Saturday lunch at the ham man again, this time alone as Marcel and Carrie had gone to Spain, presumably to get closer to the source of the jamon. Still no sign of the elusive florist and I’m beginning to wonder about the hallucinatory powers of Serrano. After lunch, a café in the Republique and then a walk. I’m seeing more Catalan flags than usual and wonder if today is a holiday. The streets are crowded with people in Catalan colors, some draped in flags and my first thought is a major rugby match is about to happen, but many of the t-shirts bear the names of towns and villages not teams and, unless this is a large regional tournament, it’s not about Rugby.

Some Things Make Sense ©2012 Ron Scherl

When I catch sight of several film cameras, one on a Steadicam, one on a crane I decide I’ve just become an extra in a movie. This is plausible, but there’s no making sense of some of some the costumes: I mean OK a bear in downtown Perpignan, that’s fine, but what’s he doing hanging out with guys all in white, some with cleavers, others dusted in flour.
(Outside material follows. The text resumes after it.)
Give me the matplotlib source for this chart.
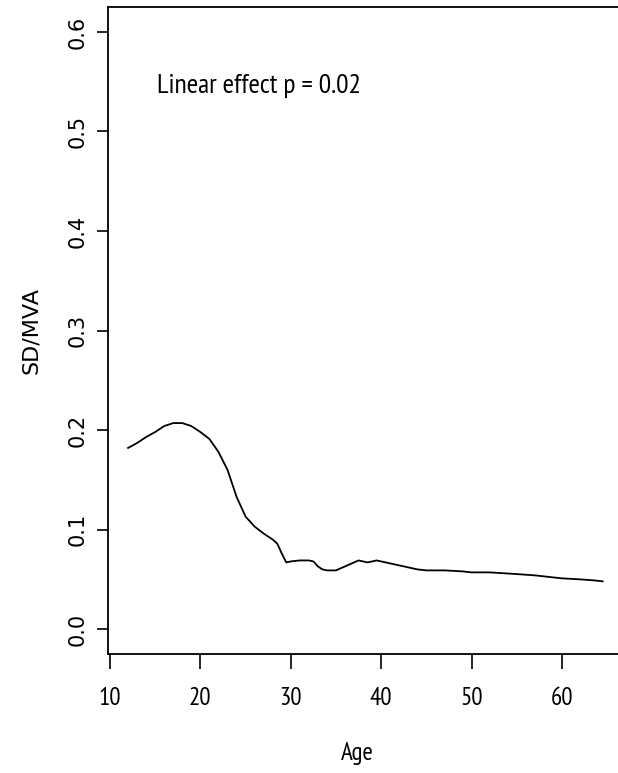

The butcher, the baker and the bear: there’s a lot I don’t know about Catalan culture.

Some Things Don't ©2012 Ron Scherl

Moving with the crowd, I head for the Castillet where, there’s music, confetti, smoke and bikers. Someone stamps my hand but I can’t read it and gives me a pair of cardboard 3D glasses and a leaflet in Catalan. Now you need the glasses to view a 3D movie, but not to be in one so I’m still confused.

Bikers ©2012 Ron Scherl

There are some very tall colorful figures off to one side that I first took to be religious figures but a closer look shows them to be historic and primarily secular figures appearing to represent different sectors of society from peasant to royalty.

©2012 Ron Scherl

Now the volume picks up, people are looking up at the camera and cheering, smoke is rising, flags are waving; two men are scaling the wall of the Castillet. I thought this might be the time for the bikers to rev up but they remained quiet. Then, as quickly as it began, the camera crane descended and the crowd started drifting away.

Starting to Look Like a Catalan Les Miserables ©2012 Ron Scherl

I asked a gendarme if this was a demonstration for Catalan independence and he told me no, it is in support of the Catalan language. With the French presidential elections taking place in a few weeks, this was a defense of cultural diversity and a plea for human rights not to be forgotten in the face of economic crisis.

As I walked away, I passed a street musician playing Hava Nagila on the accordion.

Great city.

A Little Background

The idea of moving to France goes back to the first time I landed there on a rainy night, not much money and no clue where to go. A friend and I had been on the road for a while and decided we needed a hotel for the night. Wandering empty streets, looking for a hotel or someone to ask, we see a driver pulling into a rare parking space and stop him to ask for directions. Putting the lie to every cliche about rude Parisians and giving up his parking space, he takes us to a nearby and very cheap hotel and thereby creates a bond with the country and the people that has only grown over the years.

Many visits and French lessons later I was in a management training program, playing games and doing exercises designed to move me up the ladder. We needed to select a goal and chart out the steps to get there; my goal was to own a house in France within five years and all my necessary steps added up to the height of the Eiffel Tower.

But things happen and some things you make happen.

Prospective partners appeared, web searches pinpointed affordable areas and turned up a real estate agent, one town led to another, and the right house came on the market. Finally, George Bush was reinstalled in the White House and I wanted to be sure there was somewhere else to go. We bought the house.

Lunch on the terrace
Lunch on the Terrace

Maury is in the southeast corner of France, in a valley between the Pyrenees and the Corbieres mountains. It’s close to the Mediterranean and the Spanish border about three hours north of Barcelona. It is French Catalunya. Wine grows here and not much else and wine is the major source of income in the region. This blog will look at regional societal changes caused by globalization in the wine industry and generational changes in wine producing families.